Bu sayı, antik uygarlıkların kozmolojik inançlarından, dini mitlerden ve Roma İmparatorluğu’nun idari stratejilerine kadar uzanır. Yedi günlük hafta sistemi, günümüzde dünyanın hemen her yerinde kullanılmasına rağmen, bu süreyi belirleyen faktörler tarih boyunca değişik toplumlarca şekillendirilmiştir.
Antik uygarlıkların etkisi
Yedi günün seçimi, özellikle Babil uygarlığıyla başlar. Babilliler, gökyüzünde hareket eden beş parlak gezegenin yanı sıra Güneş ve Ay'ı da dahil ederek yedi gök cismini kutsal saydılar. Bu yedi gök cismi, farklı kültürlerde belirli günlerle ilişkilendirildi. Mesela, Mars, Merkür, Venüs, Jüpiter ve Satürn’e ek olarak Güneş ve Ay, günlere adlarını verdi. Günümüzde Latince kökenli dillerde bu izler hâlâ görünür: Fransızca’da "lundi" (pazartesi) Ay’a atıfta bulunurken, "mardi" (salı) Mars’tan gelir.
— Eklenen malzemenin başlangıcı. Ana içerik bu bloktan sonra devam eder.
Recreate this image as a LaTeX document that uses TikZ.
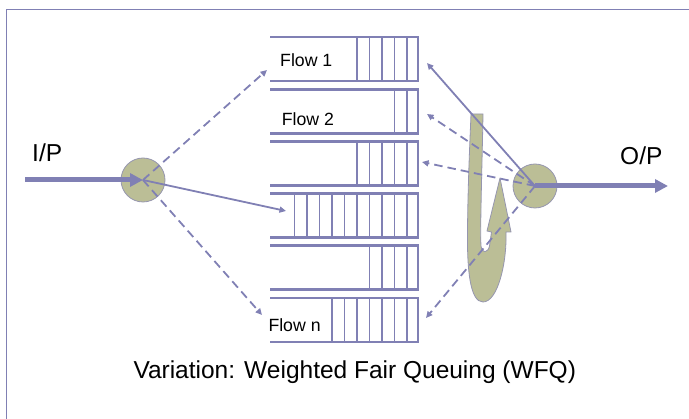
\documentclass[tikz,border=0pt]{standalone}
\usepackage{fontspec}
\setmainfont{Liberation Sans}
\usetikzlibrary{arrows.meta}
\definecolor{lav}{RGB}{128,128,180}
\definecolor{olive}{RGB}{187,190,150}
\definecolor{rim}{RGB}{150,150,175}
\begin{document}
\begin{tikzpicture}[x=1pt,y=-1pt,
  frameline/.style={lav, line width=1.3pt},
  qline/.style={lav, line width=2.9pt},
  pkt/.style={lav, line width=1.1pt},
  hub/.style={circle, fill=olive, draw=rim, line width=0.8pt, minimum size=44pt, inner sep=0pt},
  swoosh/.style={fill=olive, draw=rim, line width=0.8pt, line join=round},
  thinarrow/.style={lav, line width=1.8pt, -{Triangle[length=6.5pt,width=6pt]}},
  dasharrow/.style={thinarrow, dash pattern=on 8.5pt off 5pt},
  fatarrow/.style={lav, line width=5pt, -{Triangle[length=13pt,width=13pt]}},
  flowlbl/.style={inner sep=0pt, anchor=base west, font=\fontsize{17.7}{20}\selectfont},
  biglbl/.style={inner sep=0pt, anchor=base west, font=\fontsize{24.5}{28}\selectfont}]
\useasboundingbox (0,0) rectangle (689,419);

% slide frame
\draw[frameline] (6.5,419) -- (6.5,9.3) -- (689,9.3);

% six queues: packet separators, then the queue walls
\foreach \i/\n in {0/5,1/2,2/5,3/10,4/4,5/7}{
  \pgfmathsetmacro\qt{37+52.2*\i}
  \pgfmathsetmacro\qb{\qt+44}
  \foreach \k in {1,...,\n}{
    \draw[pkt] ({419.5-12.5*\k},\qt) -- ({419.5-12.5*\k},\qb);
  }
  \draw[qline] (270,\qt) -- (418,\qt) -- (418,\qb) -- (270,\qb);
}

% queue labels
\node[flowlbl] (f1) at (280,66.7) {Flow 1};
\node[flowlbl] (f2) at (281.7,126) {Flow 2};
\node[flowlbl] (fn) at (268.3,331.7) {Flow n};

% scheduler sweep arrow
\draw[swoosh] (471,114) -- (483,114)
  .. controls (482,170) and (480,230) .. (481,246)
  .. controls (482,254) and (488,253) .. (489.5,246)
  -- (491.5,232) -- (487,231) -- (500,178) -- (511,232) -- (506,232)
  .. controls (507,262) and (498,302) .. (483,302)
  .. controls (470,302) and (467,270) .. (467.5,230)
  .. controls (468,180) and (470,140) .. (471,114) -- cycle;

% classifier and scheduler hubs
\node[hub] (in) at (143,180) {};
\node[hub] (out) at (535,186) {};

% queue entry and exit points
\coordinate (ip) at (25,180);
\coordinate (op) at (668,186);
\coordinate (q1w) at (267,70);
\coordinate (q4w) at (286,211);
\coordinate (q6w) at (262,315);
\coordinate (q1e) at (427,63);
\coordinate (q2e) at (427,114);
\coordinate (q3e) at (422,162);
\coordinate (q6e) at (426,318);

% input side
\draw[fatarrow] (ip) -- (in.center);
\draw[dasharrow] (in.center) -- (q1w);
\draw[thinarrow] (in.center) -- (q4w);
\draw[dasharrow] (in.center) -- (q6w);

% output side
\draw[thinarrow] (out.center) -- (q1e);
\draw[dasharrow] (out.center) -- (q2e);
\draw[dasharrow] (out.center) -- (q3e);
\draw[dasharrow] (out.center) -- (q6e);
\draw[fatarrow] (out.center) -- (op);

% texts
\node[biglbl] (iplbl) at (32,162) {I/P};
\node[biglbl] (oplbl) at (620,165) {O/P};
\node[biglbl] (caption) at (133.3,378.3) {Variation: Weighted Fair Queuing (WFQ)};
\end{tikzpicture}
\end{document}
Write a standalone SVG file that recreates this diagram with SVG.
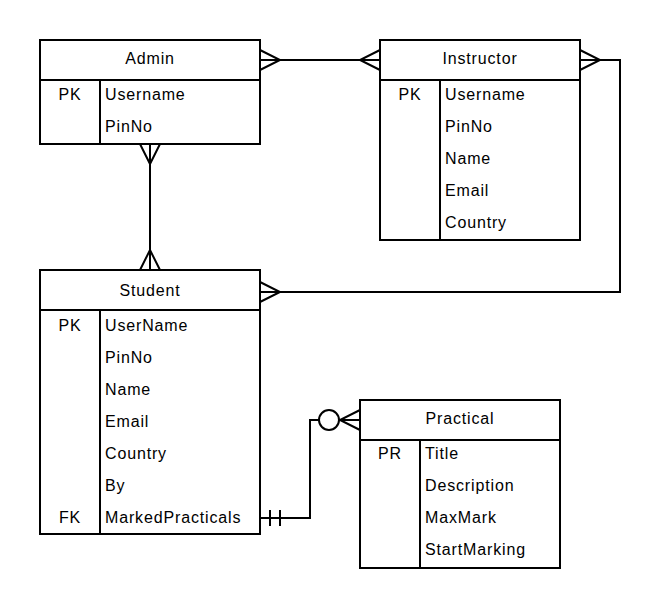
<svg xmlns="http://www.w3.org/2000/svg" width="661" height="608" viewBox="0 0 661 608">
<style>
.box{fill:#fff;stroke:#000;stroke-width:2}
.ln{fill:none;stroke:#000;stroke-width:2}
text{font-family:"Liberation Sans",Arial,sans-serif;font-size:16px;letter-spacing:0.85px;fill:#000}
.t{text-anchor:middle}
</style>
<rect width="661" height="608" fill="#fff"/>
<g id="connectors">
  <!-- Admin - Instructor -->
  <path class="ln" d="M260 60H380"/>
  <path class="ln" d="M260 50L280 60L260 70"/>
  <path class="ln" d="M380 50L360 60L380 70"/>
  <!-- Admin - Student -->
  <path class="ln" d="M150 144V270"/>
  <path class="ln" d="M140 144L150 164L160 144"/>
  <path class="ln" d="M140 270L150 250L160 270"/>
  <!-- Instructor - Student -->
  <path class="ln" d="M580 60H620V292H260"/>
  <path class="ln" d="M580 50L600 60L580 70"/>
  <path class="ln" d="M260 282L280 292L260 302"/>
  <!-- Student - Practical -->
  <path class="ln" d="M260 518H310V420H319"/>
  <path class="ln" d="M270 510V526M280 510V526"/>
  <circle class="ln" cx="329" cy="420" r="10"/>
  <path class="ln" d="M339 420H360M360 410L340 420L360 430"/>
</g>
<g id="admin">
  <rect class="box" x="40" y="40" width="220" height="104"/>
  <path class="ln" d="M40 80H260M100 80V144"/>
  <text class="t" x="150" y="64">Admin</text>
  <text class="t" x="70" y="100">PK</text>
  <text x="105" y="100">Username</text>
  <text x="105" y="132">PinNo</text>
</g>
<g id="instructor">
  <rect class="box" x="380" y="40" width="200" height="200"/>
  <path class="ln" d="M380 80H580M440 80V240"/>
  <text class="t" x="480" y="64">Instructor</text>
  <text class="t" x="410" y="100">PK</text>
  <text x="445" y="100">Username</text>
  <text x="445" y="132">PinNo</text>
  <text x="445" y="164">Name</text>
  <text x="445" y="196">Email</text>
  <text x="445" y="228">Country</text>
</g>
<g id="student">
  <rect class="box" x="40" y="270" width="220" height="264"/>
  <path class="ln" d="M40 310H260M100 310V534"/>
  <text class="t" x="150" y="296">Student</text>
  <text class="t" x="70" y="331">PK</text>
  <text x="105" y="331">UserName</text>
  <text x="105" y="363">PinNo</text>
  <text x="105" y="395">Name</text>
  <text x="105" y="427">Email</text>
  <text x="105" y="459">Country</text>
  <text x="105" y="491">By</text>
  <text class="t" x="70" y="523">FK</text>
  <text x="105" y="523">MarkedPracticals</text>
</g>
<g id="practical">
  <rect class="box" x="360" y="400" width="200" height="168"/>
  <path class="ln" d="M360 440H560M420 440V568"/>
  <text class="t" x="460" y="424">Practical</text>
  <text class="t" x="390" y="459">PR</text>
  <text x="425" y="459">Title</text>
  <text x="425" y="491">Description</text>
  <text x="425" y="523">MaxMark</text>
  <text x="425" y="555">StartMarking</text>
</g>
</svg>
Yahudilik ve tek tanrılı dinlerin rolü
Yedi günlük haftanın kökenine dair en güçlü referanslardan biri, Yahudi dini mitlerinde bulunur. Eski Ahit’e göre Tanrı, dünyayı altı günde yaratmış ve yedinci gün olan Şabat günü dinlenmiştir. Bu dini anlatı, haftanın yedi gün olmasını kutsal bir boyuta taşımıştır. Yahudiler tarafından benimsenen bu uygulama, sonrasında Hristiyanlık ve İslamiyet’te de devam etmiştir.
Roma İmparatorluğu'nun katkısı
Yedi günlük haftanın modern dünyada kullanılmasında Roma İmparatorluğu’nun etkisi büyüktür. Roma döneminde farklı zaman dilimleri kullanılsa da, özellikle İmparator Konstantin’in Hristiyanlığı kabul etmesinden sonra Yahudilikten alınan bu yedi günlük düzen resmileşti ve tüm Roma topraklarına yayıldı. Böylece yedi günlük hafta, Batı dünyasında da standart bir zaman birimi haline geldi.
7 sayısının kutsallığı
Yedi sayısına olan ilgi, sadece din ve kozmolojiyle sınırlı değildir. Birçok kültürde bu sayı, bir kutsallık sembolü olarak görülmüştür. Örneğin:
- Tanrı'nın dünyayı yedi günde yarattığına inanılması,
- Müziğin yedi ana nota üzerine kurulması,
- Gökkuşağında yedi temel rengin varlığı gibi semboller bu kutsallığı destekler.
Bazı toplumlar haftayı farklı gün sayılarıyla denemişlerdir. Örneğin, Ruslar bir zamanlar haftayı 10 güne çıkarmaya çalışmış, Fransızlar ise haftayı 5 gün yapmayı denemiştir. Ancak bu düzenlemeler tutmamış ve yedi günlük hafta sistemi evrensel bir standart olarak kalmıştır.